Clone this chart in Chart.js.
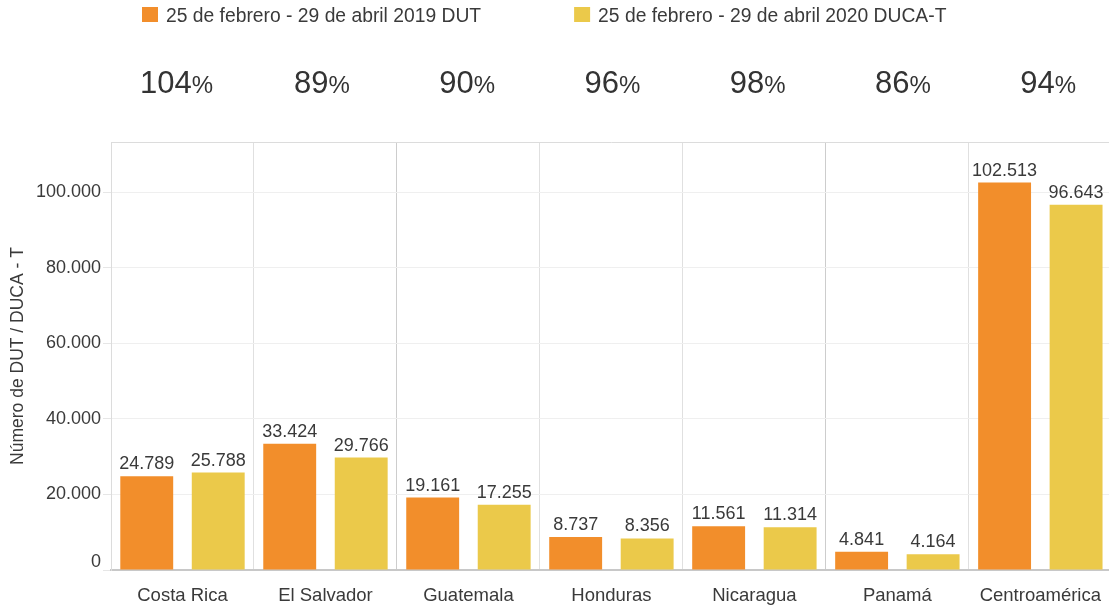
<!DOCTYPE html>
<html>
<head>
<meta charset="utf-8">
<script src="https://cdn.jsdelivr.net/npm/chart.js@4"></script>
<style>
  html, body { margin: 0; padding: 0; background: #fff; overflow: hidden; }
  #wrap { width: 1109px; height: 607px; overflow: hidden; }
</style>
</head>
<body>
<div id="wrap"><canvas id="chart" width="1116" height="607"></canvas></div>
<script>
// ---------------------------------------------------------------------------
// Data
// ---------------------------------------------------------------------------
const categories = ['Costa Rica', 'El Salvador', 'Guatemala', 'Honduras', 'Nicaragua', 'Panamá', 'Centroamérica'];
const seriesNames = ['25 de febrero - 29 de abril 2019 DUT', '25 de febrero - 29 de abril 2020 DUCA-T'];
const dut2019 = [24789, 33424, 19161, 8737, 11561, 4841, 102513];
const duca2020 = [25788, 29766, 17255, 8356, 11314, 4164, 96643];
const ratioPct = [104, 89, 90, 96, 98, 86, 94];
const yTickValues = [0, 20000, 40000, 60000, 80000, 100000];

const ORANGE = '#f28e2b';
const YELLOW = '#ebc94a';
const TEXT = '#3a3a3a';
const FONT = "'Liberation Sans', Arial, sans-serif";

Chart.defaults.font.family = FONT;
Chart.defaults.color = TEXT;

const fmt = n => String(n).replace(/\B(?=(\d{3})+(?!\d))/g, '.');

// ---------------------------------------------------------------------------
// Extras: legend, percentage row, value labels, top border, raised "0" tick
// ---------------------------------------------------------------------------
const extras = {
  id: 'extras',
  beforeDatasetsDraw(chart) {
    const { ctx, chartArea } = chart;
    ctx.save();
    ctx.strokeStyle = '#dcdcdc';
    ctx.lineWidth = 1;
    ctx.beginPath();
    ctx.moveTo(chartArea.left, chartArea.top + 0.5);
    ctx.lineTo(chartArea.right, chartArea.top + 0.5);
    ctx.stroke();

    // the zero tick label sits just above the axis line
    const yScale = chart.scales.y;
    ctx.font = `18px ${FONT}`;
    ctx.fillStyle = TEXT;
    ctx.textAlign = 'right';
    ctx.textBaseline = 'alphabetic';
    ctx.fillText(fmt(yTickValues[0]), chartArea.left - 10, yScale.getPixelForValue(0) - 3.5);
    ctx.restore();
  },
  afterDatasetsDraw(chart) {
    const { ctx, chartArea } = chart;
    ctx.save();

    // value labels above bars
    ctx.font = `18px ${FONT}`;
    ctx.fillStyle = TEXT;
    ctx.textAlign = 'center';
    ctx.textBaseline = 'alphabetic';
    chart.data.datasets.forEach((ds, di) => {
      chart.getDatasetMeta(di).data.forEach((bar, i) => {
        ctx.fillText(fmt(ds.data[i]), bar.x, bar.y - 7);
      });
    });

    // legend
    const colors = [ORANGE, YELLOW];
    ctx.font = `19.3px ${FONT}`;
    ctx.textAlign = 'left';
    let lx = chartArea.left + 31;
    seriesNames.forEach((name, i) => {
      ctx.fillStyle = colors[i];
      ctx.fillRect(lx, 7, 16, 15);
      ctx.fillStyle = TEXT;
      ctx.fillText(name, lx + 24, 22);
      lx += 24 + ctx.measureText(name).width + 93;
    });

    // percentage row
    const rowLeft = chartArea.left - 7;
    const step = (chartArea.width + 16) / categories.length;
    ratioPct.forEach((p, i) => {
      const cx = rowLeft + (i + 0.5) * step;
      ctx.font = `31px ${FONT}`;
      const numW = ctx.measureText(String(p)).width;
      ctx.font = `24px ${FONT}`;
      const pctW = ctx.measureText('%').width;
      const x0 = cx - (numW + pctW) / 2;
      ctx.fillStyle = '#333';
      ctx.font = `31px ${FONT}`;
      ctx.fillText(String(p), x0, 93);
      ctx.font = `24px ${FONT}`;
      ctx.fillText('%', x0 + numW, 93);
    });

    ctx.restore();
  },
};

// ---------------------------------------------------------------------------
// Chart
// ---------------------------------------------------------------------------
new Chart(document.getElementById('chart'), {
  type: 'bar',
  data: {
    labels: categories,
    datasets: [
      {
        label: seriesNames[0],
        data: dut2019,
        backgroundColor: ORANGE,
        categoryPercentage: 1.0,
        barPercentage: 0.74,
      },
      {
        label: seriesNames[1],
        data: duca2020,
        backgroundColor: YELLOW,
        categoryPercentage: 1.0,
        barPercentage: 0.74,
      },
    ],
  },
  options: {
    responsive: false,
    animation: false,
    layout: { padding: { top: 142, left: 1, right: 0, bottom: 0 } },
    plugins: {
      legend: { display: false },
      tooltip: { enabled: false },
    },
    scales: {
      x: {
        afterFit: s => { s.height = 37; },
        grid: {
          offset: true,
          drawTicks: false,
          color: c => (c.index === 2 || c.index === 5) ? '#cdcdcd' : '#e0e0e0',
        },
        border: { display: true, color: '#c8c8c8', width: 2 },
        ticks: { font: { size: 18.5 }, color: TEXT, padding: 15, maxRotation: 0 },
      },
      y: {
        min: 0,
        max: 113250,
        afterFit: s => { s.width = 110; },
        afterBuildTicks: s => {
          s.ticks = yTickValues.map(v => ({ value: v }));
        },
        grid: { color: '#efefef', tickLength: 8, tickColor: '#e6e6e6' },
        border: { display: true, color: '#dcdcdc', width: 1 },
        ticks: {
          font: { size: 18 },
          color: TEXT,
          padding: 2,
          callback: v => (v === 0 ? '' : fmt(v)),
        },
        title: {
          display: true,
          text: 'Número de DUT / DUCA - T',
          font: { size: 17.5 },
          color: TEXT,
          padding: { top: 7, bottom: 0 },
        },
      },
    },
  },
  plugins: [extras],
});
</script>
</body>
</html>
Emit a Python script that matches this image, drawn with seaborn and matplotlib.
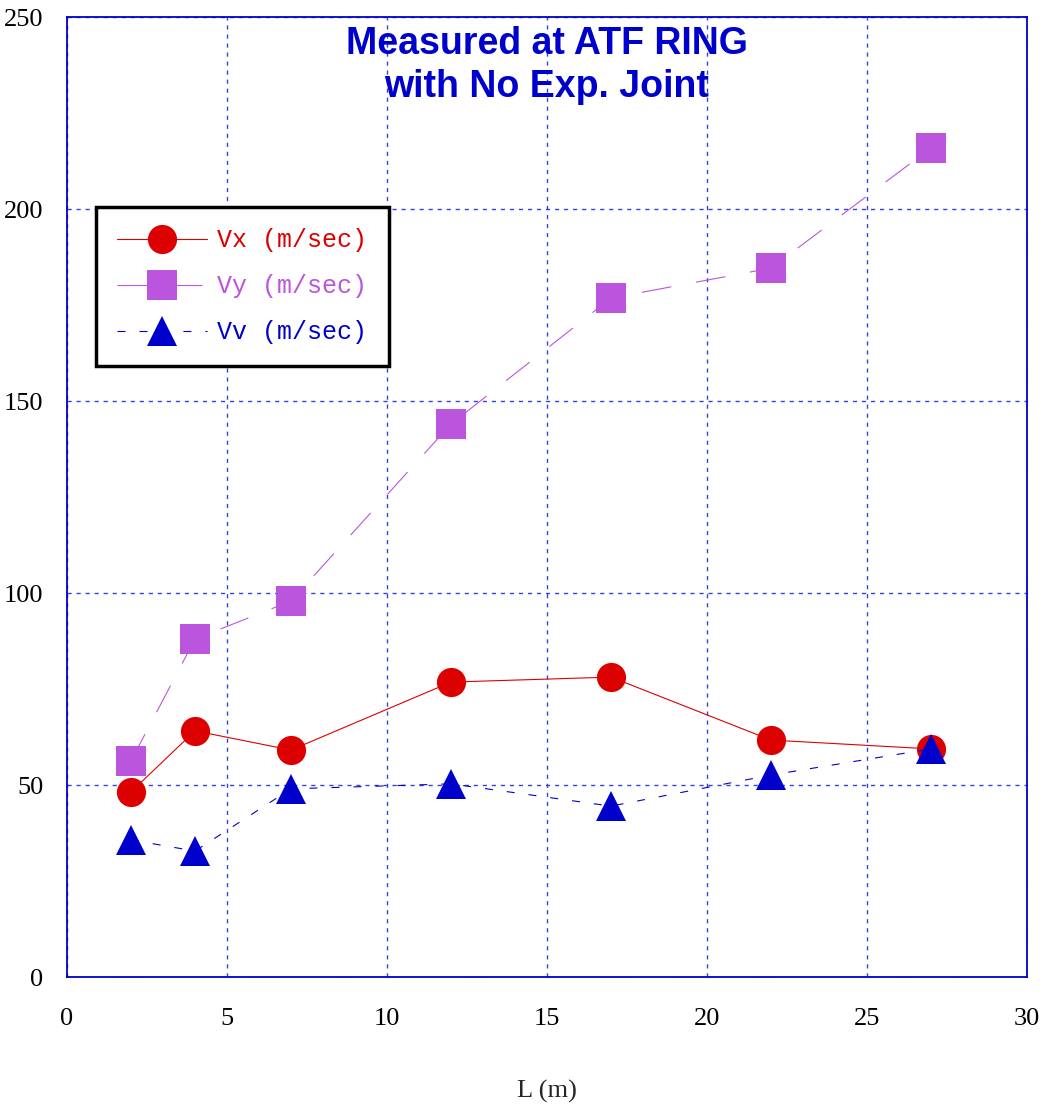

■ ■ ■ ■

* _Written problem_
Go through the records. Copy each line where "this" appears.

* _Exercise response_
Clone this chart in Chart.js.
Emit a Python script that matches this image, drawn with seaborn and matplotlib.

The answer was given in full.